Dendromurinae is a subfamily of rodents in the family Nesomyidae and superfamily Muroidea.  The dendromurines are currently restricted to Africa, as is the case for all extant members of the family Nesomyidae. The authorship of the subfamily has been attributed to both Alston, 1876, and (incorrectly) to G. M. Allen, 1939.

Two genera, Dendromus and Steatomys, are relatively common throughout most of sub-Saharan Africa.  The remaining genera are relatively rare and have restricted geographic distributions.

The link rat, Deomys ferugineus, has been traditionally placed in this subfamily, but molecular phylogenetic studies have shown that it is more related to the spiny mice, genus Acomys.  The link rat is now placed in the family Muridae and subfamily Deomyinae. Only two of the currently recognized dendromurine genera, Dendromus and Steatomys, have been studied in molecular analyses.  Considering how distinct these genera are from one another, the placement of all other dendromurine genera should be considered tentative pending closer examination. Another rare genus of "dendromurines", Leimacomys, has recently been placed in a new subfamily (Leimacomyinae) in the family Muridae (Musser and Carleton, 2005).

Fossils attributed to the Dendromurinae are known from Asia as early as 15 million years ago.  It has been thought that dendromurines invaded Africa from there and became extinct in Asia due to competition with other muroids.  The same may be holding true at present in Africa as the dendromurines have declined there since the invasion of murines and other muroids.

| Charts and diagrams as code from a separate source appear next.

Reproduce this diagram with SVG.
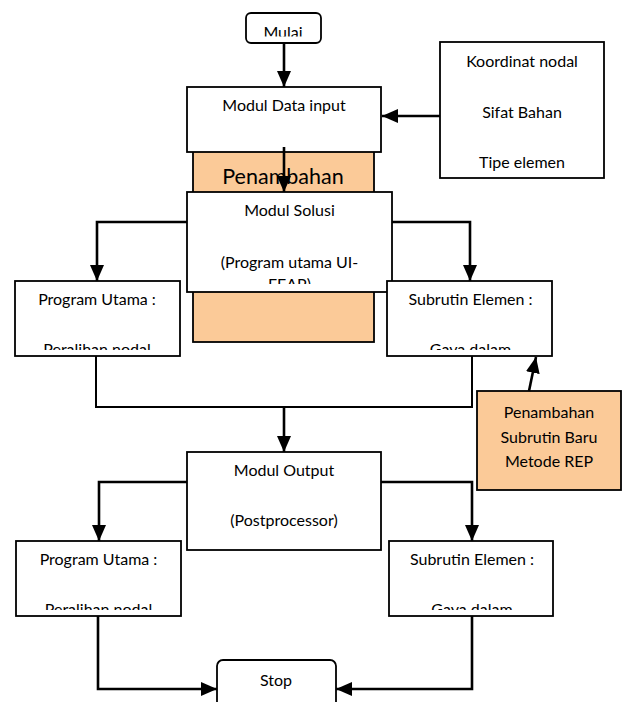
<svg xmlns="http://www.w3.org/2000/svg" width="627" height="702" viewBox="0 0 627 702">
<style>
.box{fill:#fff;stroke:#000;stroke-width:1.8}
.org{fill:#FBCA98;stroke:#000;stroke-width:1.8}
.t{font-family:Lato,"Liberation Sans",sans-serif;font-size:16px;fill:#000;text-anchor:middle}
.big{font-size:21.5px}
.arr{fill:none;stroke:#000;stroke-width:2.6;marker-end:url(#ah)}
.ln{fill:none;stroke:#000;stroke-width:2}
</style>
<defs>
<marker id="ah" markerUnits="userSpaceOnUse" markerWidth="16" markerHeight="14" refX="16" refY="7" orient="auto" viewBox="0 0 16 14">
<path d="M0,0 L16,7 L0,14 z" fill="#000"/>
</marker>
<clipPath id="cMulai"><rect x="246" y="13" width="75" height="23.5"/></clipPath>
<clipPath id="cSol"><rect x="187" y="192" width="205" height="92"/></clipPath>
<clipPath id="cPU1"><rect x="15" y="281" width="165" height="69"/></clipPath>
<clipPath id="cSE1"><rect x="387" y="281" width="165" height="69"/></clipPath>
<clipPath id="cPU2"><rect x="16" y="541" width="165" height="69"/></clipPath>
<clipPath id="cSE2"><rect x="389" y="541" width="164" height="69"/></clipPath>
</defs>

<g id="mulai">
<rect class="box" x="246" y="13" width="75" height="30" rx="5"/>
<text class="t" x="283" y="38" clip-path="url(#cMulai)">Mulai</text>
</g>

<g id="penambahan-bg">
<rect class="org" x="193" y="146" width="181" height="196"/>
<text class="t big" x="283" y="184">Penambahan</text>
</g>

<g id="data-input">
<rect class="box" x="187" y="87" width="194" height="65"/>
<text class="t" x="284" y="111">Modul Data input</text>
</g>

<g id="koordinat">
<rect class="box" x="440" y="42" width="164" height="136"/>
<text class="t" x="522" y="67">Koordinat nodal</text>
<text class="t" x="522" y="118">Sifat Bahan</text>
<text class="t" x="522" y="168">Tipe elemen</text>
</g>

<g id="modul-solusi">
<rect class="box" x="187" y="192" width="205" height="100"/>
<g clip-path="url(#cSol)">
<text class="t" x="289.5" y="216">Modul Solusi</text>
<text class="t" x="289.5" y="268">(Program utama UI-</text>
<text class="t" x="289.5" y="290">FEAP)</text>
</g>
</g>

<g id="program-utama-1">
<rect class="box" x="15" y="281" width="165" height="75"/>
<g clip-path="url(#cPU1)">
<text class="t" x="97" y="305">Program Utama :</text>
<text class="t" x="97" y="355">Peralihan nodal</text>
</g>
</g>

<g id="subrutin-elemen-1">
<rect class="box" x="387" y="281" width="165" height="75"/>
<g clip-path="url(#cSE1)">
<text class="t" x="470.5" y="305">Subrutin Elemen :</text>
<text class="t" x="470.5" y="355">Gaya dalam</text>
</g>
</g>

<g id="penambahan-subrutin">
<rect class="org" x="477" y="391" width="144" height="99"/>
<text class="t" x="549" y="418">Penambahan</text>
<text class="t" x="549" y="443">Subrutin Baru</text>
<text class="t" x="549" y="467">Metode REP</text>
</g>

<g id="modul-output">
<rect class="box" x="187" y="452" width="194" height="98"/>
<text class="t" x="284" y="476">Modul Output</text>
<text class="t" x="284" y="526">(Postprocessor)</text>
</g>

<g id="program-utama-2">
<rect class="box" x="16" y="541" width="165" height="75"/>
<g clip-path="url(#cPU2)">
<text class="t" x="98.5" y="565">Program Utama :</text>
<text class="t" x="98.5" y="615">Peralihan nodal</text>
</g>
</g>

<g id="subrutin-elemen-2">
<rect class="box" x="389" y="541" width="164" height="75"/>
<g clip-path="url(#cSE2)">
<text class="t" x="472" y="565">Subrutin Elemen :</text>
<text class="t" x="472" y="615">Gaya dalam</text>
</g>
</g>

<g id="stop">
<rect class="box" x="217" y="660" width="119" height="60" rx="6"/>
<text class="t" x="276" y="686">Stop</text>
</g>

<g id="connectors">
<path class="arr" d="M284,43 V87"/>
<path class="arr" d="M440,116 H382"/>
<path class="arr" d="M284,147 V192"/>
<path class="arr" d="M187,222 H97 V281"/>
<path class="arr" d="M392,222 H470 V281"/>
<path class="ln" d="M96,356 V407 H472 V356"/>
<path class="arr" d="M284,407 V452"/>
<path class="arr" d="M529,391 L536,357"/>
<path class="arr" d="M187,482 H99 V541"/>
<path class="arr" d="M381,482 H472 V541"/>
<path class="arr" d="M98,616 V689 H217"/>
<path class="arr" d="M472,616 V689 H336"/>
</g>
</svg>
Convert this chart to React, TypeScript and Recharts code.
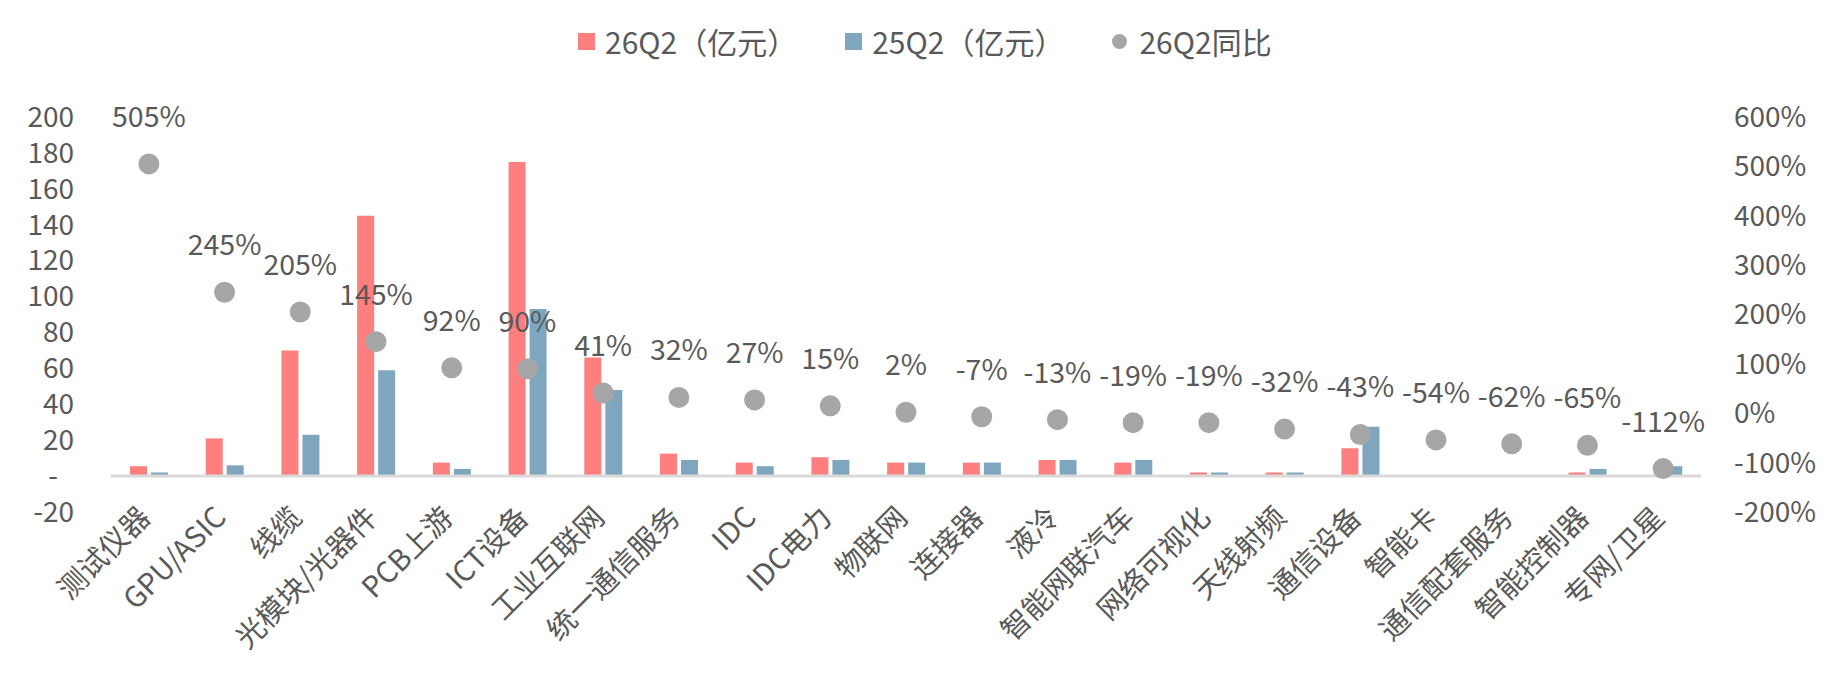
import React from 'react';
import {
  Bar,
  ComposedChart,
  LabelList,
  Line,
  ReferenceLine,
  XAxis,
  YAxis,
} from 'recharts';

const categories = [
  '测试仪器',
  'GPU/ASIC',
  '线缆',
  '光模块/光器件',
  'PCB上游',
  'ICT设备',
  '工业互联网',
  '统一通信服务',
  'IDC',
  'IDC电力',
  '物联网',
  '连接器',
  '液冷',
  '智能网联汽车',
  '网络可视化',
  '天线射频',
  '通信设备',
  '智能卡',
  '通信配套服务',
  '智能控制器',
  '专网/卫星',
];

// 亿元
const q26 = [5.5, 21, 70, 145, 7.5, 175, 66, 12.5, 7.5, 10.5, 7.5, 7.5, 9, 7.5, 2, 2, 15.5, 0, 0, 2, 0];
const q25 = [2, 6, 23, 59, 4, 93, 48, 9, 5.5, 9, 7.5, 7.5, 9, 9, 2, 2, 27.5, 0, 0, 4, 5.5];
// 同比 %
const yoy = [505, 245, 205, 145, 92, 90, 41, 32, 27, 15, 2, -7, -13, -19, -19, -32, -43, -54, -62, -65, -112];

const leftTicks = [-20, 0, 20, 40, 60, 80, 100, 120, 140, 160, 180, 200];
const rightTicks = [-200, -100, 0, 100, 200, 300, 400, 500, 600];

const FONT = "'Noto Sans CJK SC', 'Noto Sans', sans-serif";
const TEXT = '#595959';
const PINK = '#FF7F7F';
const BLUE = '#7FA6BF';
const GREY = '#A6A6A6';

const data = categories.map((name, i) => ({
  name,
  q26: q26[i],
  q25: q25[i],
  yoy: yoy[i],
}));

const CategoryTick = ({ x, y, payload }: any) => (
  <text
    x={x - 4}
    y={y}
    dy='0.35em'
    textAnchor='end'
    fill={TEXT}
    fontSize={29}
    fontFamily={FONT}
    transform={`rotate(-45 ${x - 4} ${y})`}
  >
    {payload.value}
  </text>
);

const LeftTick = ({ x, y, payload }: any) => (
  <text
    x={payload.value === 0 ? x - 16 : x}
    y={y}
    dy='0.35em'
    textAnchor='end'
    fill={TEXT}
    fontSize={28}
    fontFamily={FONT}
  >
    {payload.value === 0 ? '-' : payload.value}
  </text>
);

const YoyLabel = ({ x, y, value }: any) => (
  <text
    x={x}
    y={y - 37}
    textAnchor='middle'
    fill={TEXT}
    fontSize={28.5}
    fontFamily={FONT}
  >
    {`${value}%`}
  </text>
);

const legendItems = [
  { label: '26Q2（亿元）', color: PINK, round: false },
  { label: '25Q2（亿元）', color: BLUE, round: false },
  { label: '26Q2同比', color: GREY, round: true },
];

export default function App() {
  return (
    <div
      style={{
        position: 'fixed',
        left: 0,
        top: 0,
        width: 1832,
        height: 680,
        background: '#fff',
        fontFamily: FONT,
      }}
    >
      <div
        style={{
          position: 'absolute',
          left: 578,
          top: 21,
          display: 'flex',
          alignItems: 'center',
          gap: 48,
          color: TEXT,
          fontSize: 30,
          lineHeight: '40px',
        }}
      >
        {legendItems.map((it) => (
          <div
            key={it.label}
            style={{ display: 'flex', alignItems: 'center', gap: it.round ? 12 : 10 }}
          >
            <span
              style={{
                display: 'inline-block',
                width: it.round ? 15 : 17,
                height: it.round ? 15 : 17,
                borderRadius: it.round ? '50%' : 0,
                background: it.color,
              }}
            />
            <span>{it.label}</span>
          </div>
        ))}
      </div>

      <ComposedChart
        width={1832}
        height={680}
        data={data}
        margin={{ top: 117, right: 0, bottom: 0, left: 0 }}
        barSize={17}
        barGap={4}
      >
        <XAxis
          dataKey='name'
          height={168}
          interval={0}
          axisLine={false}
          tickLine={false}
          tickSize={0}
          tickMargin={0}
          tick={<CategoryTick />}
        />
        <YAxis
          yAxisId='left'
          width={111}
          domain={[-20, 200]}
          ticks={leftTicks}
          axisLine={false}
          tickLine={false}
          tickSize={0}
          tickMargin={37}
          tick={<LeftTick />}
        />
        <YAxis
          yAxisId='right'
          orientation='right'
          width={131}
          domain={[-200, 600]}
          ticks={rightTicks}
          axisLine={false}
          tickLine={false}
          tickSize={0}
          tickMargin={33}
          tickFormatter={(v) => `${v}%`}
          tick={{ fill: TEXT, fontSize: 28, fontFamily: FONT }}
        />
        <ReferenceLine yAxisId='left' y={0} stroke='#D9D9D9' strokeWidth={3} />
        <Bar yAxisId='left' dataKey='q26' name='26Q2（亿元）' fill={PINK} isAnimationActive={false} />
        <Bar yAxisId='left' dataKey='q25' name='25Q2（亿元）' fill={BLUE} isAnimationActive={false} />
        <Line
          yAxisId='right'
          dataKey='yoy'
          name='26Q2同比'
          stroke='none'
          strokeWidth={0}
          dot={{ r: 10.5, fill: GREY, stroke: 'none' }}
          activeDot={false}
          isAnimationActive={false}
        >
          <LabelList dataKey='yoy' content={<YoyLabel />} />
        </Line>
      </ComposedChart>
    </div>
  );
}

The subfamily Dendromurinae contains 6 genera and 25 species.

Classification
Subfamily Dendromurinae - Climbing mice
Genus Dendromus - Climbing mice
Remarkable climbing mouse, Dendromus insignis
Mount Kahuzi climbing mouse, Dendromus kahuziensis
Monard's African climbing mouse, Dendromus leucostomus
Lovat's climbing mouse, Dendromus lovati
Gray climbing mouse, Dendromus melanotis
Brant's climbing mouse, Dendromus mesomelas
Banana climbing mouse, Dendromus messorius
Chestnut climbing mouse, Dendromus mystacalis
Kivu climbing mouse, Dendromus nyasae (kivu)
Nyika climbing mouse, Dendromus nyikae
Cameroon climbing mouse, Dendromus oreas
Dendromus ruppi
Vernay's climbing mouse, Dendromus vernayi
Genus Megadendromus
Nikolaus's mouse, Megadendromus nikolausi
Genus Dendroprionomys
Velvet climbing mouse, Dendroprionomys rousseloti
Genus Prionomys
Dollman's climbing mouse, Prionomys batesi
Genus Malacothrix
Gerbil mouse, Malacothrix typica
Genus Steatomys - Fat mice
Bocage's African fat mouse, Steatomys bocagei
Northwestern fat mouse, Steatomys caurinus
Dainty fat mouse, Steatomys cuppedius
Jackson's fat mouse, Steatomys jacksoni
Kreb's fat mouse, Steatomys krebsii
Pousargues's African fat mouse, Steatomys opimus
Tiny fat mouse, Steatomys parvus
Fat mouse, Steatomys pratensis

References
Kingdon, J. 1997. The Kingdon Field Guide to African Mammals. Academic Press Limited, London.

Steppan, S. J., R. A. Adkins, and J. Anderson. 2004. Phylogeny and divergence date estimates of rapid radiations in muroid rodents based on multiple nuclear genes. Systematic Biology, 53:533-553.